# What to produce:
Write out the listing below exactly, and omit any images you find in it.

# Supplied data:

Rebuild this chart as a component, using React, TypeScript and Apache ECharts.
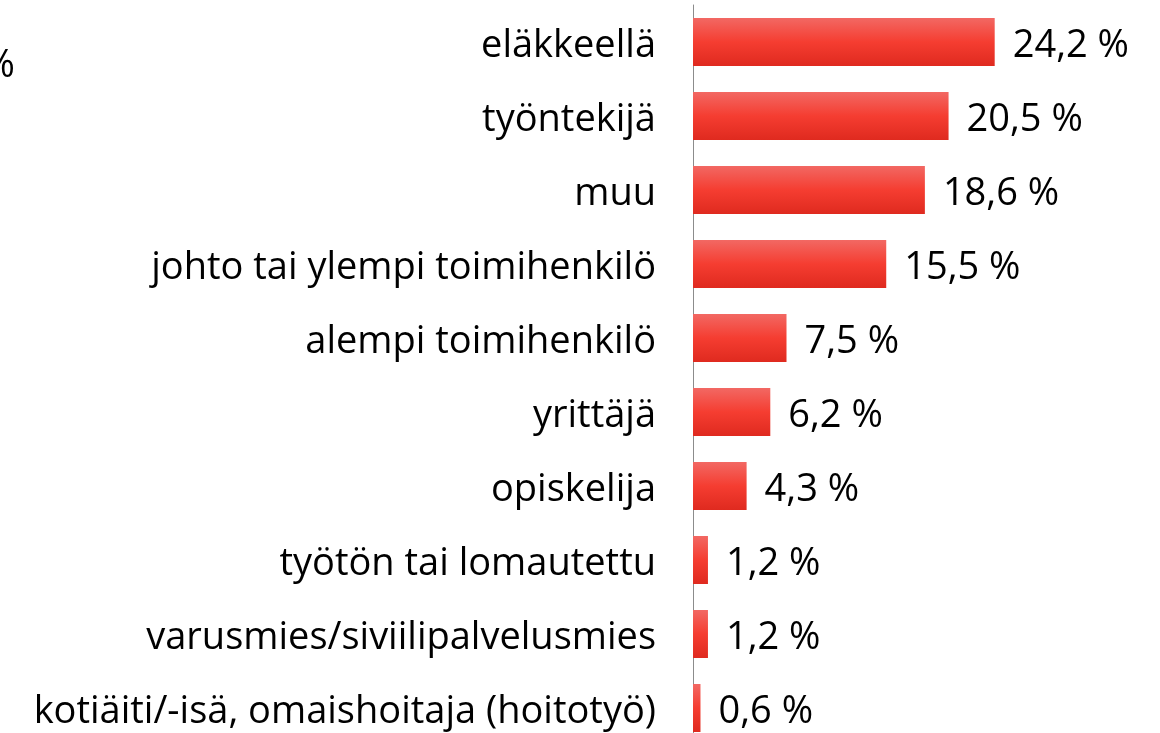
import React, { useEffect, useRef } from "react";
import * as echarts from "echarts";

const categories = [
  "eläkkeellä",
  "työntekijä",
  "muu",
  "johto tai ylempi toimihenkilö",
  "alempi toimihenkilö",
  "yrittäjä",
  "opiskelija",
  "työtön tai lomautettu",
  "varusmies/siviilipalvelusmies",
  "kotiäiti/-isä, omaishoitaja (hoitotyö)",
];
const values = [24.2, 20.5, 18.6, 15.5, 7.5, 6.2, 4.3, 1.2, 1.2, 0.6];

const FONT = "'Open Sans', sans-serif";

export default function App() {
  const ref = useRef<HTMLDivElement>(null);
  useEffect(() => {
    const chart = echarts.init(ref.current!, null, { renderer: "svg" });
    chart.setOption({
      animation: false,
      grid: { left: 693, width: 374, top: 5, height: 740, containLabel: false },
      xAxis: {
        type: "value",
        min: 0,
        max: 30,
        show: false,
      },
      yAxis: {
        type: "category",
        data: categories,
        inverse: true,
        axisLine: { show: true, lineStyle: { color: "#8c8c8c", width: 1 } },
        axisTick: { show: false },
        axisLabel: {
          fontFamily: FONT,
          fontSize: 38,
          color: "#000",
          margin: 37,
        },
      },
      series: [
        {
          type: "bar",
          data: values,
          barWidth: 48,
          itemStyle: {
            color: new echarts.graphic.LinearGradient(0, 0, 0, 1, [
              { offset: 0, color: "#f26863" },
              { offset: 0.5, color: "#f53d31" },
              { offset: 1, color: "#df2a1f" },
            ]),
          },
          label: {
            show: true,
            position: "right",
            distance: 18,
            fontFamily: FONT,
            fontSize: 38,
            color: "#000",
            formatter: (p: any) => p.value.toFixed(1).replace(".", ",") + " %",
          },
        },
      ],
      graphic: [
        {
          type: "text",
          x: 15,
          y: 62,
          style: {
            text: "%",
            fontFamily: FONT,
            fontSize: 38,
            fill: "#000",
            textAlign: "right",
            textVerticalAlign: "middle",
          },
        },
      ],
    });
    return () => chart.dispose();
  }, []);
  return (
    <div style={{ position: "fixed", left: 0, top: 0, width: 1160, height: 733, overflow: "hidden" }}>
      <div ref={ref} style={{ width: 1160, height: 760 }} />
    </div>
  );
}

# Answer for the task:
Rebuild this chart as a component, using React, TypeScript and Apache ECharts.
import React, { useEffect, useRef } from "react";
import * as echarts from "echarts";

const categories = [
  "eläkkeellä",
  "työntekijä",
  "muu",
  "johto tai ylempi toimihenkilö",
  "alempi toimihenkilö",
  "yrittäjä",
  "opiskelija",
  "työtön tai lomautettu",
  "varusmies/siviilipalvelusmies",
  "kotiäiti/-isä, omaishoitaja (hoitotyö)",
];
const values = [24.2, 20.5, 18.6, 15.5, 7.5, 6.2, 4.3, 1.2, 1.2, 0.6];

const FONT = "'Open Sans', sans-serif";

export default function App() {
  const ref = useRef<HTMLDivElement>(null);
  useEffect(() => {
    const chart = echarts.init(ref.current!, null, { renderer: "svg" });
    chart.setOption({
      animation: false,
      grid: { left: 693, width: 374, top: 5, height: 740, containLabel: false },
      xAxis: {
        type: "value",
        min: 0,
        max: 30,
        show: false,
      },
      yAxis: {
        type: "category",
        data: categories,
        inverse: true,
        axisLine: { show: true, lineStyle: { color: "#8c8c8c", width: 1 } },
        axisTick: { show: false },
        axisLabel: {
          fontFamily: FONT,
          fontSize: 38,
          color: "#000",
          margin: 37,
        },
      },
      series: [
        {
          type: "bar",
          data: values,
          barWidth: 48,
          itemStyle: {
            color: new echarts.graphic.LinearGradient(0, 0, 0, 1, [
              { offset: 0, color: "#f26863" },
              { offset: 0.5, color: "#f53d31" },
              { offset: 1, color: "#df2a1f" },
            ]),
          },
          label: {
            show: true,
            position: "right",
            distance: 18,
            fontFamily: FONT,
            fontSize: 38,
            color: "#000",
            formatter: (p: any) => p.value.toFixed(1).replace(".", ",") + " %",
          },
        },
      ],
      graphic: [
        {
          type: "text",
          x: 15,
          y: 62,
          style: {
            text: "%",
            fontFamily: FONT,
            fontSize: 38,
            fill: "#000",
            textAlign: "right",
            textVerticalAlign: "middle",
          },
        },
      ],
    });
    return () => chart.dispose();
  }, []);
  return (
    <div style={{ position: "fixed", left: 0, top: 0, width: 1160, height: 733, overflow: "hidden" }}>
      <div ref={ref} style={{ width: 1160, height: 760 }} />
    </div>
  );
}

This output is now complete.